The chance to grade professors is the highlight of the semester for many GW students. Who can pass up the opportunity to put into writing how irritating it is for an instructor to ask students to please leave when they are only 15 seconds late? Or how about the professor who believes that a 71-percent class average on the last quiz means that students are doing too well and decides the midterm will be much harder.

For good or ill, course evaluations may be the best hope some students have for communicating their classroom experience to academic department heads and other students who may take the class in the future. As the semester comes to a close, students are required to complete two slightly different course evaluations. The Student Association writes one evaluation, and the other evaluation is for the academic department that offers the individual courses.

The SA compiles its course evaluations to produce the Academic Update, which gives students the opportunity to view information about the course and the professor, according to Elizabeth Cox, SA vice president for Academic Affairs.
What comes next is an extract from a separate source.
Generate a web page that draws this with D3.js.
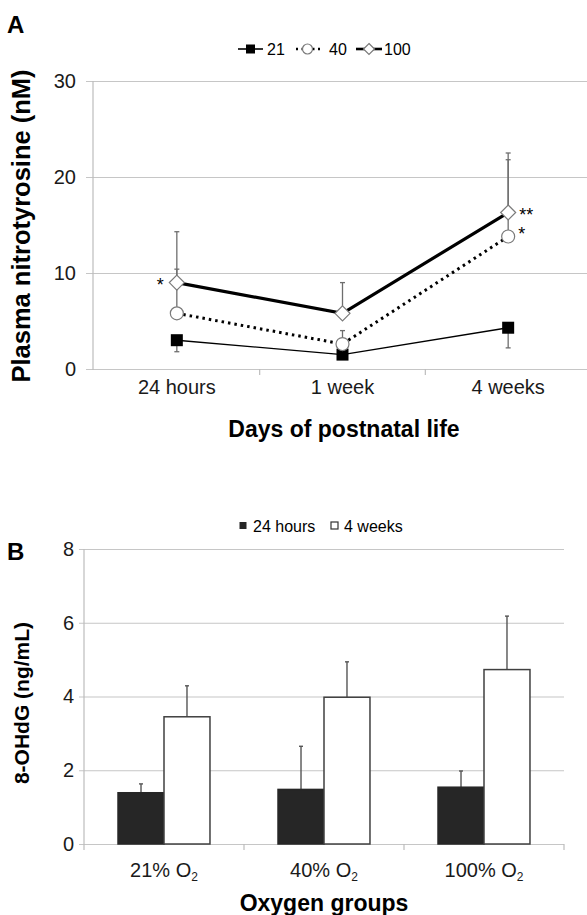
<!DOCTYPE html>
<html><head><meta charset="utf-8">
<script src="https://cdn.jsdelivr.net/npm/d3@7"></script>
<style>
html,body{margin:0;padding:0;background:#fff;}
svg{display:block;font-family:"Liberation Sans",Arial,sans-serif;}
</style></head>
<body>
<svg id="c" width="587" height="915"></svg>
<script>
// ---------- Panel A data ----------
const timepoints = ["24 hours", "1 week", "4 weeks"];
const yTicksA = [0, 10, 20, 30];
const o2_21 = [3.0, 1.5, 4.3];
const o2_21_sd = [1.2, 0.3, 2.1];     // drawn downward
const o2_40 = [5.8, 2.6, 13.8];
const o2_40_sd = [4.6, 1.4, 8.0];     // drawn upward
const o2_100 = [9.0, 5.8, 16.3];
const o2_100_sd = [5.3, 3.2, 6.2];    // drawn upward
const legendA = ["21", "40", "100"];

// ---------- Panel B data ----------
const groups = ["21%", "40%", "100%"];
const periods = ["24 hours", "4 weeks"];
const yTicksB = [0, 2, 4, 6, 8];
const ohdg24h = [1.39, 1.48, 1.54];
const ohdg24h_sd = [0.24, 1.17, 0.44];
const ohdg4w = [3.45, 3.98, 4.73];
const ohdg4w_sd = [0.84, 0.96, 1.45];

const svg = d3.select("#c");
const gridCol = "#c6c6c6", axisCol = "#bdbdbd", errCol = "#6e6e6e";

// ================= PANEL A =================
const xA = d3.scaleBand().domain(timepoints).range([94, 591]);
const yA = d3.scaleLinear().domain([0, 30]).range([369, 81]);
const gA = svg.append("g");

gA.append("text").attr("x", 7).attr("y", 33).attr("font-size", 24).attr("font-weight", "bold").text("A");

const axA = gA.append("g").attr("transform", "translate(86,0)")
  .call(d3.axisLeft(yA).tickValues(yTicksA).tickSize(-(600 - 86)).tickPadding(10));
axA.select(".domain").remove();
axA.selectAll("line").attr("stroke", gridCol).attr("stroke-width", 1.2);
axA.selectAll("text").attr("font-size", 20).attr("fill", "#1a1a1a").attr("font-family", "Liberation Sans, Arial, sans-serif");
gA.append("line").attr("x1", 93).attr("x2", 93).attr("y1", yA(30)).attr("y2", yA(0) + 1).attr("stroke", axisCol).attr("stroke-width", 1.2);

const axAx = gA.append("g").attr("transform", `translate(0,${yA(0)})`)
  .call(d3.axisBottom(xA).tickSize(0).tickPadding(11));
axAx.select(".domain").remove();
axAx.selectAll("text").attr("font-size", 20).attr("fill", "#1a1a1a").attr("font-family", "Liberation Sans, Arial, sans-serif");
timepoints.slice(1).forEach(t => {
  gA.append("line").attr("x1", xA(t)).attr("x2", xA(t)).attr("y1", yA(0)).attr("y2", yA(0) + 6).attr("stroke", axisCol).attr("stroke-width", 1.2);
});

gA.append("text").attr("x", 344).attr("y", 437).attr("text-anchor", "middle").attr("font-size", 23).attr("font-weight", "bold").text("Days of postnatal life");
gA.append("text").attr("transform", "translate(30,226) rotate(-90)").attr("text-anchor", "middle").attr("font-size", 25.5).attr("font-weight", "bold").text("Plasma nitrotyrosine (nM)");

const cx = t => xA(t) + xA.bandwidth() / 2;

function errBar(g, x, y1, y2) {
  g.append("line").attr("x1", x).attr("x2", x).attr("y1", y1).attr("y2", y2).attr("stroke", errCol).attr("stroke-width", 1.3);
  g.append("line").attr("x1", x - 2.5).attr("x2", x + 2.5).attr("y1", y2).attr("y2", y2).attr("stroke", errCol).attr("stroke-width", 1.3);
}
timepoints.forEach((t, i) => {
  errBar(gA, cx(t), yA(o2_21[i]), yA(o2_21[i] - o2_21_sd[i]));
  errBar(gA, cx(t), yA(o2_40[i]), yA(o2_40[i] + o2_40_sd[i]));
  errBar(gA, cx(t), yA(o2_100[i]), yA(o2_100[i] + o2_100_sd[i]));
});

const lineA = arr => d3.line().x((d, i) => cx(timepoints[i])).y(d => yA(d))(arr);
gA.append("path").attr("d", lineA(o2_21)).attr("fill", "none").attr("stroke", "#000").attr("stroke-width", 1.4);
gA.append("path").attr("d", lineA(o2_40)).attr("fill", "none").attr("stroke", "#000").attr("stroke-width", 3).attr("stroke-dasharray", "2.5,4");
gA.append("path").attr("d", lineA(o2_100)).attr("fill", "none").attr("stroke", "#000").attr("stroke-width", 3.2);

const sq = (g, x, y, s) => g.append("rect").attr("x", x - s / 2).attr("y", y - s / 2).attr("width", s).attr("height", s).attr("fill", "#000");
const circ = (g, x, y, r) => g.append("circle").attr("cx", x).attr("cy", y).attr("r", r).attr("fill", "#fff").attr("stroke", "#7a7a7a").attr("stroke-width", 1.2);
const diam = (g, x, y, r) => g.append("path").attr("d", `M${x},${y - r}L${x + r},${y}L${x},${y + r}L${x - r},${y}Z`).attr("fill", "#fff").attr("stroke", "#7a7a7a").attr("stroke-width", 1.2);
timepoints.forEach((t, i) => {
  sq(gA, cx(t), yA(o2_21[i]), 12);
  circ(gA, cx(t), yA(o2_40[i]), 6.5);
  diam(gA, cx(t), yA(o2_100[i]), 7.5);
});

gA.append("text").attr("x", cx("24 hours") - 13).attr("y", yA(o2_100[0]) + 8).attr("text-anchor", "end").attr("font-size", 18).text("*");
gA.append("text").attr("x", cx("4 weeks") + 11).attr("y", yA(o2_100[2]) + 8).attr("font-size", 18).text("**");
gA.append("text").attr("x", cx("4 weeks") + 10).attr("y", yA(o2_40[2]) + 3).attr("font-size", 18).text("*");

// legend A
const lg = gA.append("g").attr("font-size", 16);
const ly = 49;
lg.append("line").attr("x1", 238).attr("x2", 263).attr("y1", ly).attr("y2", ly).attr("stroke", "#000").attr("stroke-width", 1.6);
sq(lg, 250.5, ly, 9);
lg.append("text").attr("x", 267).attr("y", ly + 6).text(legendA[0]);
lg.append("line").attr("x1", 296).attr("x2", 320).attr("y1", ly).attr("y2", ly).attr("stroke", "#000").attr("stroke-width", 2.4).attr("stroke-dasharray", "2,3.5");
circ(lg, 307.5, ly, 5);
lg.append("text").attr("x", 329).attr("y", ly + 6).text(legendA[1]);
lg.append("line").attr("x1", 356).attr("x2", 382).attr("y1", ly).attr("y2", ly).attr("stroke", "#000").attr("stroke-width", 2.6);
diam(lg, 369, ly, 5.5);
lg.append("text").attr("x", 384).attr("y", ly + 6).text(legendA[2]);

// ================= PANEL B =================
const xB = d3.scaleBand().domain(groups).range([84, 564]);
const x1 = d3.scaleBand().domain(periods).range([0, xB.bandwidth()]).paddingInner(0).paddingOuter(0.74);
const yB = d3.scaleLinear().domain([0, 8]).range([844, 549]);
const gB = svg.append("g");

gB.append("text").attr("x", 7).attr("y", 560).attr("font-size", 24).attr("font-weight", "bold").text("B");

const axB = gB.append("g").attr("transform", "translate(79,0)")
  .call(d3.axisLeft(yB).tickValues(yTicksB).tickSize(-(564 - 79)).tickPadding(5));
axB.select(".domain").remove();
axB.selectAll("line").attr("stroke", gridCol).attr("stroke-width", 1.2);
axB.selectAll("text").attr("font-size", 20).attr("fill", "#1a1a1a").attr("font-family", "Liberation Sans, Arial, sans-serif");
gB.append("line").attr("x1", 84).attr("x2", 84).attr("y1", yB(8)).attr("y2", yB(0) + 6).attr("stroke", axisCol).attr("stroke-width", 1.2);

const axBx = gB.append("g").attr("transform", `translate(0,${yB(0)})`)
  .call(d3.axisBottom(xB).tickSize(0).tickPadding(19));
axBx.select(".domain").remove();
axBx.selectAll("text").attr("font-size", 20).attr("fill", "#1a1a1a").attr("font-family", "Liberation Sans, Arial, sans-serif")
  .each(function(d) {
    const t = d3.select(this);
    t.text("");
    t.append("tspan").text(d + " O");
    t.append("tspan").attr("font-size", 12).attr("dy", "0.35em").text("2");
  });
groups.slice(1).concat(["end"]).forEach(gname => {
  const x = gname === "end" ? xB.range()[1] : xB(gname);
  gB.append("line").attr("x1", x).attr("x2", x).attr("y1", yB(0)).attr("y2", yB(0) + 6).attr("stroke", axisCol).attr("stroke-width", 1.2);
});

gB.append("text").attr("x", 324).attr("y", 911).attr("text-anchor", "middle").attr("font-size", 23).attr("font-weight", "bold").text("Oxygen groups");
gB.append("text").attr("transform", "translate(29,703) rotate(-90)").attr("text-anchor", "middle").attr("font-size", 21).attr("font-weight", "bold").text("8-OHdG (ng/mL)");

const series = [
  {key: periods[0], vals: ohdg24h, sd: ohdg24h_sd, fill: "#262626", stroke: "#262626"},
  {key: periods[1], vals: ohdg4w, sd: ohdg4w_sd, fill: "#fff", stroke: "#404040"}
];
series.forEach(s => {
  groups.forEach((gname, i) => {
    const x = xB(gname) + x1(s.key), w = x1.bandwidth();
    const ec = x + w / 2;
    gB.append("line").attr("x1", ec).attr("x2", ec).attr("y1", yB(s.vals[i])).attr("y2", yB(s.vals[i] + s.sd[i])).attr("stroke", "#555").attr("stroke-width", 1.4);
    gB.append("line").attr("x1", ec - 2).attr("x2", ec + 2).attr("y1", yB(s.vals[i] + s.sd[i])).attr("y2", yB(s.vals[i] + s.sd[i])).attr("stroke", "#555").attr("stroke-width", 1.4);
    gB.append("rect").attr("x", x).attr("y", yB(s.vals[i])).attr("width", w).attr("height", yB(0) - yB(s.vals[i]))
      .attr("fill", s.fill).attr("stroke", s.stroke).attr("stroke-width", 1.5);
  });
});

// legend B
const lgB = gB.append("g").attr("font-size", 16);
lgB.append("rect").attr("x", 239.5).attr("y", 522).attr("width", 7).attr("height", 7).attr("fill", "#262626");
lgB.append("text").attr("x", 253).attr("y", 532).text(periods[0]);
lgB.append("rect").attr("x", 331).attr("y", 522).attr("width", 7).attr("height", 7).attr("fill", "#fff").attr("stroke", "#333").attr("stroke-width", 1.2);
lgB.append("text").attr("x", 344).attr("y", 532).text(periods[1]);
</script>
</body></html>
She heads the committee that produces the Academic Update, which can be viewed online at http://sa.gwu.edu/student/aupdate.html. The update has not been revised since the spring semester of 1998, but will be updated following spring semester 1999, Cox said. She said she did not know why the update had not been revised in an entire year.

The SA survey, which is presented on the Web site, includes students’ ratings of professors, course workload, the availability of professors for outside help and the level of challenge the course offered. All topics are graded on a scale of one to five.

Students have various learning styles, and a class that is 90 percent tests and 10 percent papers may not be the best for the student who does better in a class that is 50/50, and so on, Cox said.

The SA’s evaluations will give that kind of course information and more in the new update, Cox said. She and her SA assistants are revising evaluations to include more revealing questions about courses, she said.

Basically, this will help students get to know a little more about the professors that they are going to be taking in coming semesters, Cox said.

In addition, this year the committee will be making a professor survey. These surveys will go to professors to fill out and ask questions regarding the use of teaching assistants, cost of books and how many years the professor has taught the course. The professor will also include a 100-word course description.

(The Academic Update) would be an amazing resource, I wish someone had told me about it, junior Elika Naraghi said.

Some students said they had never heard of the service but said they would definitely use it when it becomes available in the spring.

Individual academic departments use a second course evaluation that is distributed to students at the end of the semester.

As chair, I read every single one, said Faye Moskowitz, chairwoman of the English department. She said that if a majority of responses from a certain class indicate that the instructor is having difficulty being as effective as he or she could be, Moskowitz would work with the professor on improvement.

Both departmental and SA evaluations are filled out anonymously.

We find that students are emboldened to say what they truly believe, said Moskowitz of the evaluations’ policy of anonymity.

This year the English department is working on altering its evaluations to elicit more informative responses, said English professor Lee Salamon, who heads the department’s committee on course evaluations.

The department now uses a scale method, in which answers are based on a scale between one and five.

Many students have circled all fours (on their evaluation), and you can see that they spent no more than 30 seconds on it, Salamon said.